Di parlare di sentimenti, parlare davvero, nessun maschio della famiglia di Zerocalcare sembra essere capace e quello che ci suggerisce la lettura è che nella realtà fuori dalle storie certe cose difficilmente cambiano; si aprono spiragli, si esorta se stessi a fare meglio prima che sia troppo tardi, ma non ci sono grandi momenti di catarsi o epifanie, happy ending che cancellano di colpo abitudini e rapporti di una vita. Lo stesso scorrere del tempo, quindi, l’inevitabilità della morte e i ruoli invertiti di accudimento e preoccupazione sono l’altro grande tema di questo romanzo che, come si accennava, tocca profondità ancora nuove rispetto a quelli che l’hanno preceduto. Non è privo dell’ironia caratteristica di Zerocalcare, tutt’altro, ma le questioni affrontate e chissà forse l’età adulta che anche buona parte dei suoi lettori ha raggiunto aprono prospettive nuove sulle storie e su ciò che più ci riguarda. I riferimenti pop anni ’80, qualche virata di realismo magico e certi tratti caratteristici dell’autore e delle sue storie sono sempre riconoscibili, ma c’è un’altra urgenza e un altro muro da abbattere nel dialogo tra personaggio e autore. Personalmente ho iniziato a leggere seriamente Zerocalcare sei anni fa, con Macerie prime, e quello è stato per me lo spartiacque vero e proprio nella sua produzione letteraria ma anche nel mio approccio alla forma graphic novel. Ed era lì, nel volume I e II, il narratore più maturo, che ti strappava sicuramente una risata ma subito dopo arrivava una bastonata mentre parlava dell' incapacità di diventare adulti, di trovare il proprio posto nel mondo, di venire a patti con i sogni che avevamo e la realtà.

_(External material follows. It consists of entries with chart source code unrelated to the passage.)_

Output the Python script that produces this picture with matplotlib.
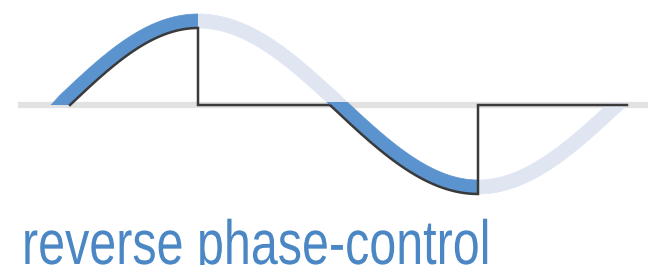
import numpy as np
import matplotlib
matplotlib.use("Agg")
import matplotlib.pyplot as plt
from matplotlib.patches import Rectangle, Polygon
from matplotlib.patheffects import AbstractPathEffect
from matplotlib.transforms import Affine2D

# Key points of the reverse phase-control waveform (pixel space)
phase_deg = [0, 90, 180, 270, 360]
phase_x = [70, 198, 330, 478, 627]          # x position of each key phase
amplitude = [77, 89]                        # positive / negative half amplitude
axis_y = 105
axis_span = [18, 648]
band_width = 14
title = "reverse phase-control"

DARK = "#5b93cf"
LIGHT = "#dfe6f2"
GRAY = "#e2e2e2"
INK = "#3a3a3a"
TEXT = "#4a87c4"

W, H = 652, 265
fig = plt.figure(figsize=(W / 100, H / 100), dpi=100)
ax = fig.add_axes([0, 0, 1, 1])
ax.set_xlim(0, W)
ax.set_ylim(H, 0)
ax.axis("off")


def wave(p0, p1, n=200):
    """Sine wave in pixel space between phases p0..p1 (degrees)."""
    ph = np.linspace(p0, p1, n)
    x = np.interp(ph, phase_deg, phase_x)
    slope_l = (phase_x[1] - phase_x[0]) / 90
    slope_r = (phase_x[-1] - phase_x[-2]) / 90
    x = np.where(ph < 0, phase_x[0] + ph * slope_l, x)
    x = np.where(ph > 360, phase_x[-1] + (ph - 360) * slope_r, x)
    s = np.sin(np.radians(ph))
    amp = np.where(s >= 0, amplitude[0], amplitude[1])
    y = axis_y - amp * s
    return x, y


def band(p0, p1, color, clip, z):
    x, y = wave(p0, p1)
    dx = np.gradient(x)
    dy = np.gradient(y)
    norm = np.hypot(dx, dy)
    nx, ny = dy / norm, -dx / norm          # normal pointing up (smaller y)
    flip = ny > 0
    nx = np.where(flip, -nx, nx)
    ny = np.where(flip, -ny, ny)
    ux, uy = x + band_width * nx, y + band_width * ny
    pts = np.column_stack([np.concatenate([x, ux[::-1]]),
                           np.concatenate([y, uy[::-1]])])
    poly = Polygon(pts, closed=True, facecolor=color, edgecolor=color,
                   linewidth=0.5, zorder=z)
    ax.add_patch(poly)
    r = Rectangle((clip[0], clip[1]), clip[2] - clip[0], clip[3] - clip[1],
                  transform=ax.transData, fill=False, visible=False)
    ax.add_patch(r)
    poly.set_clip_path(r)


class SqueezeX(AbstractPathEffect):
    """Draw text narrower horizontally, anchored at a display x."""
    def __init__(self, sx, x0):
        super().__init__()
        self.sx = sx
        self.x0 = x0

    def draw_path(self, renderer, gc, tpath, affine, rgbFace=None):
        t = affine + Affine2D().translate(-self.x0, 0).scale(self.sx, 1).translate(self.x0, 0)
        renderer.draw_path(gc, tpath, t, rgbFace)


# gray axis line
ax.plot(axis_span, [axis_y, axis_y], color=GRAY, lw=4.5,
        solid_capstyle="butt", zorder=1)

# light (non-conducting) parts of the sine
band(90, 185, LIGHT, (phase_x[1], 0, 360, axis_y - 2), 2)
band(270, 380, LIGHT, (phase_x[3], axis_y - 2, W, H), 2)
# dark (conducting) parts
band(-25, 90, DARK, (0, 0, phase_x[1], axis_y), 3)
band(160, 270, DARK, (0, axis_y - 3, phase_x[3], H), 3)

# black chopped waveform
x1, y1 = wave(0, 90)
x2, y2 = wave(180, 270)
bx = np.concatenate([x1, [phase_x[1], phase_x[2]], x2, [phase_x[3], phase_x[4]]])
by = np.concatenate([y1, [axis_y, axis_y], y2, [axis_y, axis_y]])
ax.plot(bx, by, color=INK, lw=1.8, solid_joinstyle="miter", zorder=4)

tx = 22
ax.text(tx, 264, title, fontsize=45, color=TEXT, ha="left", va="baseline",
        family=["Liberation Sans", "DejaVu Sans"], zorder=5,
        path_effects=[SqueezeX(0.775, tx)])

fig.savefig("out.png", dpi=100, facecolor="white")
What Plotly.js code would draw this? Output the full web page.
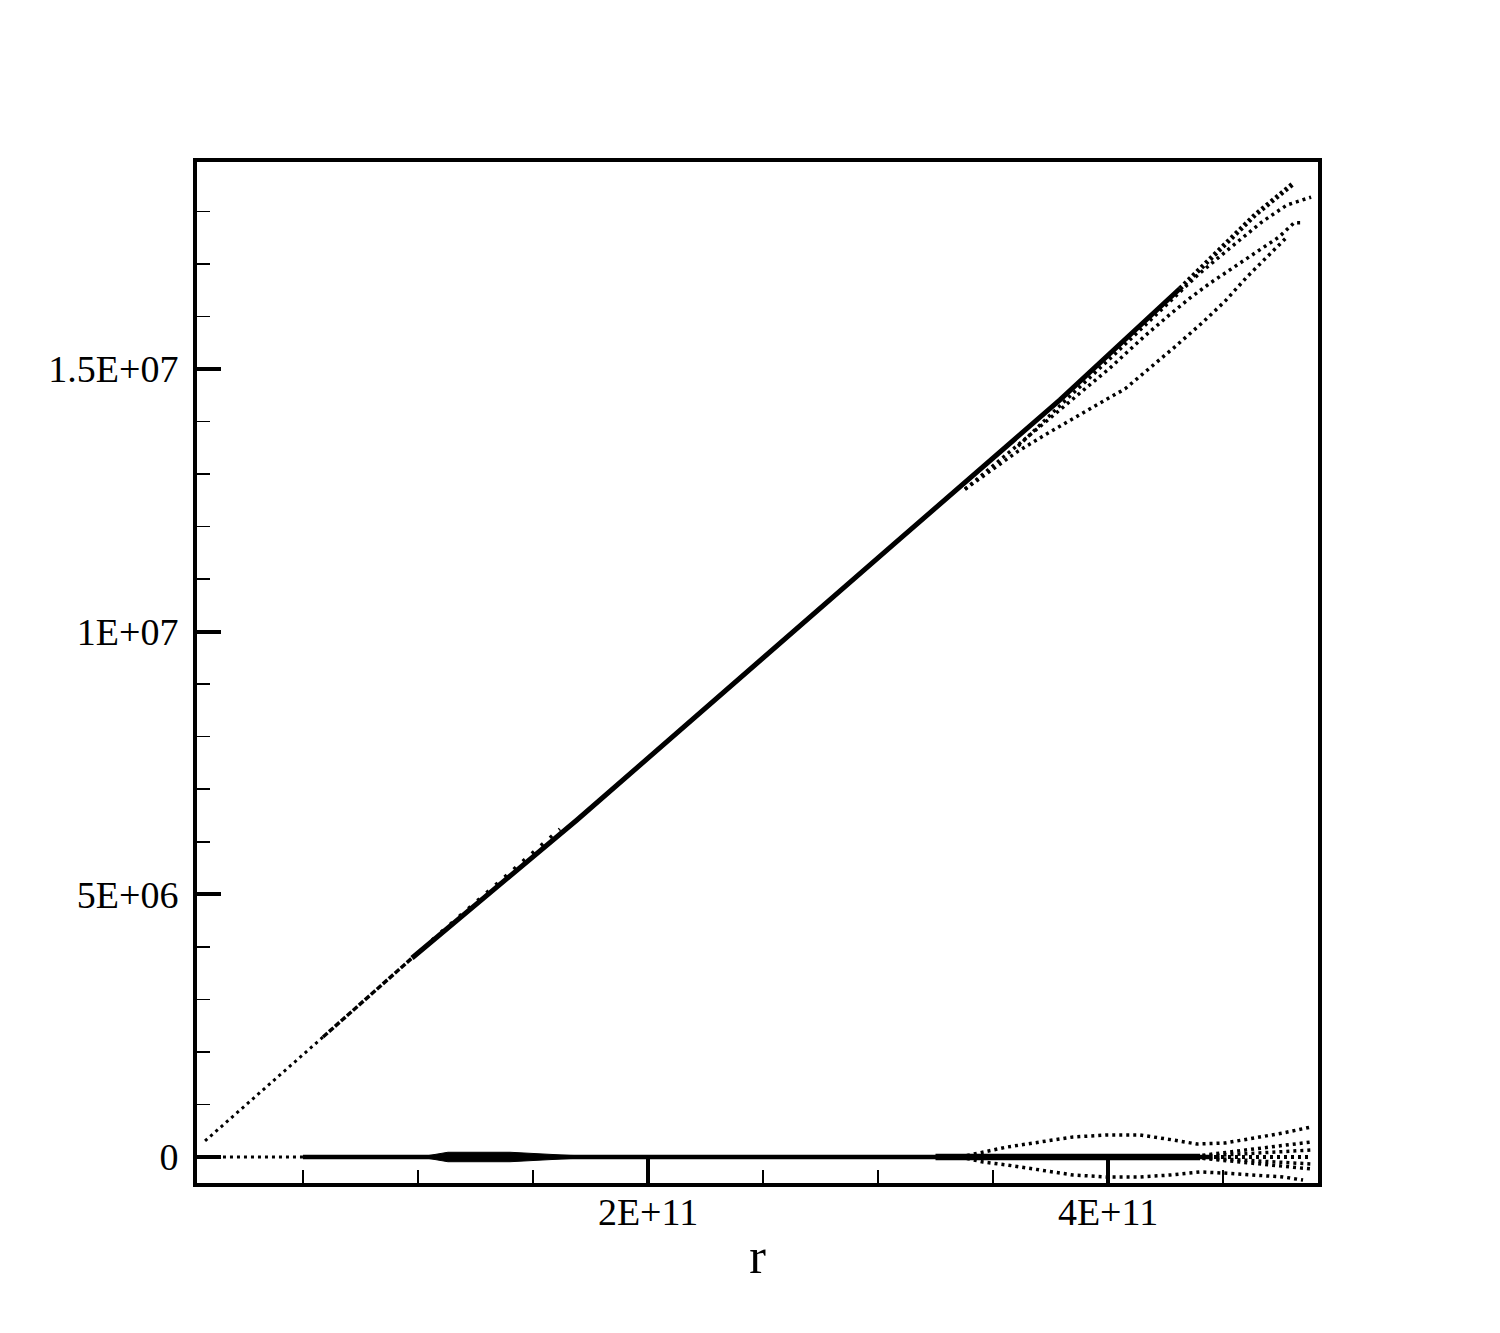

È questo, in fondo, che Michele Rech riesce a fare libro dopo libro, specchi delle nostre paure più profonde, delle crisi, delle storture del mondo. Quel mondo che forse «non ci renderà cattivi» ma che senza dubbio mette a dura prova con il carico di incertezze che sono l’età adulta. Allo specchio questa volta è lo stesso Rech a scegliere di guardarsi, in una delle scene più interessanti del volume e nell’ottica di quella riflessione su personaggio e autore cui si accennava poc’anzi. Il personaggio e l’uomo nelle storie di Zerocalcare-Rech sono da sempre confusi, ma qui vedere per la prima volta riflesso il vero sé è uno spunto che apre a molteplici interpretazioni, dall’intenzione di abbattere del tutto il confine tra realtà e finzione alla presa di coscienza del tempo che nella vita vera di certo non si è mai fermato. Siamo abituati nelle storie di Zerocalcare ad andare avanti e indietro nel tempo, al personaggio bambino o adolescente, ma quando arriviamo all’adulto è un’immagine fissata da tempo, che forse ben rappresenta quell’idea – emersa già in altre sue narrazioni – di immobilità mentre tutti intorno a lui sembrano andare avanti, più risolti, più decisi, più equipaggiati alla vita e alle scelte.

È qui, allora, in questo volume, che Rech-Zerocalcare si confronta con le domande più scomode: la cura, la perdita, la genitorialità. Il padre, Ping-ping, lo spiazza con la domanda innominabile – quindi quando lo fai un figlio? – quella che rende più che mai reale il riflesso allo specchio e, per contro, ancora più forte il contrasto con i silenzi del loro rapporto. È un nuovo tassello fondamentale nella bibliografia dell’autore, denso di considerazioni anche sul successo e le recenti avventure fuori dalla carta stampata. Ma soprattutto è, come sempre, un dialogo intimo e universale insieme: ancora una volta Rech parla a ognuno di noi, alle nostre ansie e timori. Molto spesso lo si è definito “scrittore generazionale”, ma oggi più che mai l’etichetta mi pare gli stia stretta, come, del resto, parlare di graphic novel: sono romanzi, sono storie che si rivolgono a un pubblico che non necessariamente deve riconoscersi nell’età dei protagonisti ma che di certo riconoscerà un certo sentire.